La Professeure Agnes Ullmann, s’est éteinte le 25 février 2019, à l’âge de quatre-vingt-douze ans. Proche collaboratrice de Jacques Monod et scientifique de renommée internationale, elle a participé à l’essor exceptionnel de la biologie moléculaire dans les années soixante.
« Agnes Ullmann vient de nous quitter à l’issue d’une longue maladie, laissant un vide profond chez celles et ceux qui furent ses collaborateurs et amis, au cours de ses années de recherche à l’Institut Pasteur, et parmi de nombreux collègues aux USA, en Grande-Bretagne et dans le monde de la biologie moléculaire !
D’origine roumaine, c’est en Hongrie, à l’université de Budapest, qu’elle obtient son doctorat ès sciences, et devient maître de conférences. Mais le contexte scientifique devient de plus en plus difficile pour elle et son mari, le biologiste Tom Erdös. Elle décide de fuir la Hongrie. C’est en France, à l’Institut Pasteur à Paris, dans le laboratoire de Jacques Monod, alors chef du service de Biochimie cellulaire, qu’après un périple mouvementé, elle aboutit finalement, en 1958. Jacques Monod lui conseille alors de se joindre à ma propre équipe ! Douée d’une exceptionnelle « vitalité », d’une ardeur sans pareil pour la recherche, elle ne tarde pas à prendre une part importante aux travaux concernant la biosynthèse des protéines en système cellulaire, et le mode d’action de la streptomycine.
Cependant, les années qui suivent l’arrivée d’Agnes en France, au sein du laboratoire de Jacques Monod, comme dans ceux de François Jacob et d’André Lwoff, sont contemporaines d’un essor exceptionnel des travaux pasteuriens menés, principalement, sur la régulation génétique, le modèle de l’opéron lactose, le répresseur. Agnès, de plus en plus intégrée à l’Institut Pasteur, prendra une part grandissante aux recherches concernant la régulation négative et l’allostérie, participant aux travaux sur le promoteur lactose, sur les propriétés allostériques de la phosphorylase b du muscle, et démontrera l’effet antagoniste qu’exerce l’AMP cyclique sur la répression catabolique chez Escherichia coli.
En 1966, elle acquiert la nationalité française. Nommée à la tête de l’unité de Biochimie des régulations cellulaires, elle apportera une importante contribution à l’étude de la toxine de Bordetella pertussis, l’agent de la coqueluche, une adenylate-cyclase dont certaines formes, génétiquement modifiées, permettent d’établir une immunité cellulaire contre l’agent infectieux.

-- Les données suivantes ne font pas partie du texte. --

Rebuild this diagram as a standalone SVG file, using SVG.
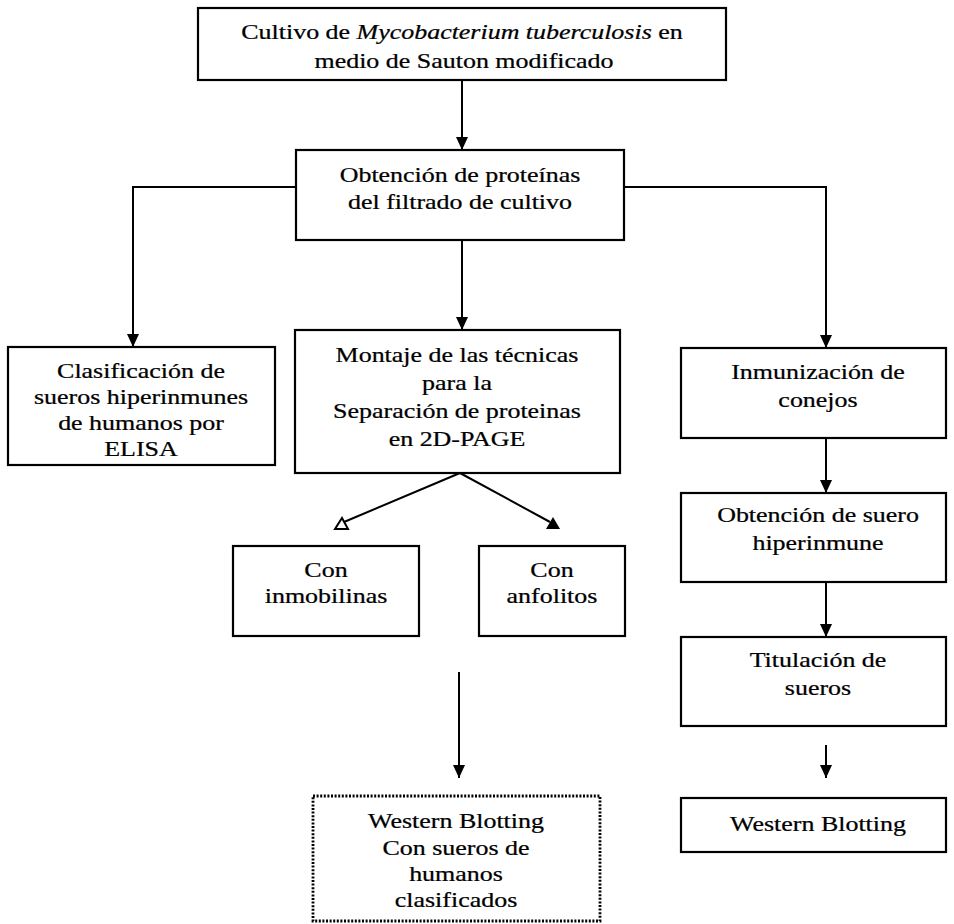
<svg xmlns="http://www.w3.org/2000/svg" width="954" height="924" viewBox="0 0 954 924">
<style>
.box{fill:#fff;stroke:#000;stroke-width:2.2}
.dot{fill:#fff;stroke:#000;stroke-width:2.8;stroke-dasharray:2 1.6}
.t{font-family:"Liberation Serif","Times New Roman",serif;font-size:22px;fill:#000;stroke:#000;stroke-width:0.25;text-anchor:middle}
.ln{fill:none;stroke:#000;stroke-width:2}
</style>
<defs>
<marker id="ah" markerUnits="userSpaceOnUse" markerWidth="14" markerHeight="14" refX="13" refY="6" orient="auto">
<path d="M0,0 L13,6 L0,12 z" fill="#000"/>
</marker>
</defs>
<rect width="954" height="924" fill="#fff"/>
<g id="connectors">
<line class="ln" x1="462" y1="80" x2="462" y2="150" marker-end="url(#ah)"/>
<polyline class="ln" points="296,187 133,187 133,347" marker-end="url(#ah)"/>
<polyline class="ln" points="624,187 826,187 826,348" marker-end="url(#ah)"/>
<line class="ln" x1="462" y1="240" x2="462" y2="330" marker-end="url(#ah)"/>
<line class="ln" x1="826" y1="438" x2="826" y2="493" marker-end="url(#ah)"/>
<line class="ln" x1="826" y1="582" x2="826" y2="637" marker-end="url(#ah)"/>
<line class="ln" x1="826" y1="745" x2="826" y2="778" marker-end="url(#ah)"/>
<line class="ln" x1="460" y1="473" x2="344" y2="522"/>
<line class="ln" x1="460" y1="473" x2="550" y2="522"/>
<polygon points="335,529 348,529 342,518" fill="#fff" stroke="#000" stroke-width="2"/>
<polygon points="546,529 560,529 553,517" fill="#000"/>
<line class="ln" x1="459" y1="672" x2="459" y2="778" marker-end="url(#ah)"/>
</g>
<g id="n1">
<rect class="box" x="198" y="8" width="528" height="72"/>
<text class="t" transform="translate(462,39) scale(1.18,1)">Cultivo de <tspan font-style="italic">Mycobacterium tuberculosis</tspan> en</text>
<text class="t" transform="translate(464,68) scale(1.18,1)">medio de Sauton modificado</text>
</g>
<g id="n2">
<rect class="box" x="296" y="150" width="328" height="90"/>
<text class="t" transform="translate(460,182) scale(1.18,1)">Obtención de proteínas</text>
<text class="t" transform="translate(460,209) scale(1.18,1)">del filtrado de cultivo</text>
</g>
<g id="n3">
<rect class="box" x="8" y="347" width="267" height="118"/>
<text class="t" transform="translate(141,378) scale(1.18,1)">Clasificación de</text>
<text class="t" transform="translate(141,404) scale(1.18,1)">sueros hiperinmunes</text>
<text class="t" transform="translate(141,430) scale(1.18,1)">de humanos por</text>
<text class="t" transform="translate(141,456) scale(1.18,1)">ELISA</text>
</g>
<g id="n4">
<rect class="box" x="295" y="330" width="325" height="143"/>
<text class="t" transform="translate(457,362) scale(1.18,1)">Montaje de las técnicas</text>
<text class="t" transform="translate(457,390) scale(1.18,1)">para la</text>
<text class="t" transform="translate(457,418) scale(1.18,1)">Separación de proteinas</text>
<text class="t" transform="translate(457,446) scale(1.18,1)">en 2D-PAGE</text>
</g>
<g id="n5">
<rect class="box" x="681" y="348" width="265" height="90"/>
<text class="t" transform="translate(818,379) scale(1.18,1)">Inmunización de</text>
<text class="t" transform="translate(818,407) scale(1.18,1)">conejos</text>
</g>
<g id="n6">
<rect class="box" x="681" y="493" width="265" height="89"/>
<text class="t" transform="translate(818,522) scale(1.18,1)">Obtención de suero</text>
<text class="t" transform="translate(818,550) scale(1.18,1)">hiperinmune</text>
</g>
<g id="n7">
<rect class="box" x="681" y="637" width="265" height="89"/>
<text class="t" transform="translate(818,667) scale(1.18,1)">Titulación de</text>
<text class="t" transform="translate(818,695) scale(1.18,1)">sueros</text>
</g>
<g id="n8">
<rect class="box" x="681" y="798" width="265" height="54"/>
<text class="t" transform="translate(818,831) scale(1.18,1)">Western Blotting</text>
</g>
<g id="n9">
<rect class="box" x="233" y="546" width="186" height="90"/>
<text class="t" transform="translate(326,577) scale(1.18,1)">Con</text>
<text class="t" transform="translate(326,603) scale(1.18,1)">inmobilinas</text>
</g>
<g id="n10">
<rect class="box" x="479" y="546" width="146" height="90"/>
<text class="t" transform="translate(552,577) scale(1.18,1)">Con</text>
<text class="t" transform="translate(552,603) scale(1.18,1)">anfolitos</text>
</g>
<g id="n11">
<rect class="dot" x="313" y="796" width="287" height="125"/>
<text class="t" transform="translate(456,828) scale(1.18,1)">Western Blotting</text>
<text class="t" transform="translate(456,855) scale(1.18,1)">Con sueros de</text>
<text class="t" transform="translate(456,881) scale(1.18,1)">humanos</text>
<text class="t" transform="translate(456,907) scale(1.18,1)">clasificados</text>
</g>
</svg>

Agnes Ullmann n’était pas seulement estimée de tous les pasteuriens. Elle jouissait d’une solide réputation internationale, notamment en Grande-Bretagne et aux USA, auprès de grands noms de la biologie, tels Francis Crick, Sydney Brenner, Melvin Cohn, Edmond Fischer… Les trois pasteuriens prix Nobel, Jacques Monod, François Jacob et André Lwoff, avaient pour elle une très grande estime. Elle le devait, certes, à ses travaux scientifiques, à ses remarquables ouvrages écrits dans un style direct, révélateurs d’une personnalité scientifique marquante. Mais elle le devait également à son tempérament entier, passionné, à son dynamisme incomparable, à sa générosité.
L’Institut Pasteur, ses collaborateurs et amis, perdent une grande et attachante figure. »
François Gros,
Ancien directeur général de l’Institut Pasteur de 1976 à 1982, Secrétaire perpétuel de 1991 à 2000 et Secrétaire perpétuel honoraire depuis janvier 2001 de l’Académie des sciences
Agnes Ullmann a été affiliée à la fois au CNRS (de 1962 à 1992) et à l’Institut Pasteur (1978 à 1996). Outre la direction de l’unité de Biochimie des régulations cellulaires de 1979 à 1996, elle a été directrice scientifique du développement à l’Institut Pasteur entre 1982 et 1995 sous la direction du Professeur Raymond Dedonder, puis du Professeur Maxime Schwartz. Au moment de son départ à la retraite, elle était directrice de recherche au CNRS et professeure à l’Institut Pasteur. Par la suite, chercheuse émérite, elle a continué à travailler à l’Institut Pasteur.
Elle était Chevalier de l‘Ordre National du Mérite, Chevalier de la Légion d’Honneur, récipiendaire de la médaille d’or Louis Pasteur (Académie des sciences) et membre de l’EMBO.